### What you have to do:
Transcribe the listing exactly, leaving out every picture.

### Provided material:
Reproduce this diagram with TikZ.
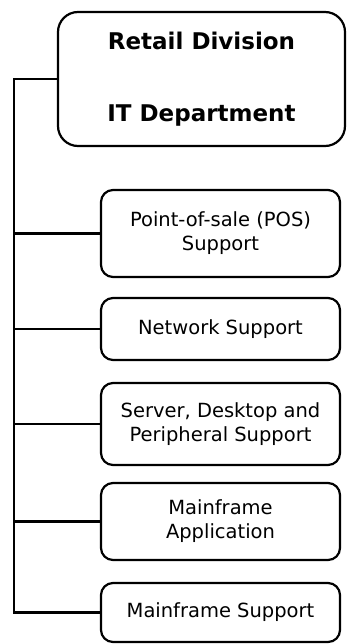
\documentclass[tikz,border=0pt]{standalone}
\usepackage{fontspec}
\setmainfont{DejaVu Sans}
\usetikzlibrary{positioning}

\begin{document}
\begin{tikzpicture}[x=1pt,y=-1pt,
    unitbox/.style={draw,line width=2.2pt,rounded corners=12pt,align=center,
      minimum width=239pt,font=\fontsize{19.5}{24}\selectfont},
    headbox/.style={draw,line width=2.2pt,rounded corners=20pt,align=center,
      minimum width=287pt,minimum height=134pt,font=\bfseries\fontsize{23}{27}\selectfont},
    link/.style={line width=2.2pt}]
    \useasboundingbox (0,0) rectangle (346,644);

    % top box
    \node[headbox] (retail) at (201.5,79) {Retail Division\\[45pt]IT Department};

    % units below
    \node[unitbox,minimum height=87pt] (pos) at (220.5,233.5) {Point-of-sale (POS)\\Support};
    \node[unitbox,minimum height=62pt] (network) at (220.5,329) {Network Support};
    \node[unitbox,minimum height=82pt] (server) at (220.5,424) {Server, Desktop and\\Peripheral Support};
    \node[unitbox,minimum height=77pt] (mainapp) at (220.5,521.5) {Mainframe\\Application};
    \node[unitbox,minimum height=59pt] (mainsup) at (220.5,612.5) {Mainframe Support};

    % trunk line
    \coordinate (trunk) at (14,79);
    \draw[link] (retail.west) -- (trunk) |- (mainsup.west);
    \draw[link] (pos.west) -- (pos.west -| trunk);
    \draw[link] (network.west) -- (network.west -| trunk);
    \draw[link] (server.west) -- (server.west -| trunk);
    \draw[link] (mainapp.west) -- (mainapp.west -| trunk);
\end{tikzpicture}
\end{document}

### Exercise solution:
Reproduce this diagram with TikZ.
\documentclass[tikz,border=0pt]{standalone}
\usepackage{fontspec}
\setmainfont{DejaVu Sans}
\usetikzlibrary{positioning}

\begin{document}
\begin{tikzpicture}[x=1pt,y=-1pt,
    unitbox/.style={draw,line width=2.2pt,rounded corners=12pt,align=center,
      minimum width=239pt,font=\fontsize{19.5}{24}\selectfont},
    headbox/.style={draw,line width=2.2pt,rounded corners=20pt,align=center,
      minimum width=287pt,minimum height=134pt,font=\bfseries\fontsize{23}{27}\selectfont},
    link/.style={line width=2.2pt}]
    \useasboundingbox (0,0) rectangle (346,644);

    % top box
    \node[headbox] (retail) at (201.5,79) {Retail Division\\[45pt]IT Department};

    % units below
    \node[unitbox,minimum height=87pt] (pos) at (220.5,233.5) {Point-of-sale (POS)\\Support};
    \node[unitbox,minimum height=62pt] (network) at (220.5,329) {Network Support};
    \node[unitbox,minimum height=82pt] (server) at (220.5,424) {Server, Desktop and\\Peripheral Support};
    \node[unitbox,minimum height=77pt] (mainapp) at (220.5,521.5) {Mainframe\\Application};
    \node[unitbox,minimum height=59pt] (mainsup) at (220.5,612.5) {Mainframe Support};

    % trunk line
    \coordinate (trunk) at (14,79);
    \draw[link] (retail.west) -- (trunk) |- (mainsup.west);
    \draw[link] (pos.west) -- (pos.west -| trunk);
    \draw[link] (network.west) -- (network.west -| trunk);
    \draw[link] (server.west) -- (server.west -| trunk);
    \draw[link] (mainapp.west) -- (mainapp.west -| trunk);
\end{tikzpicture}
\end{document}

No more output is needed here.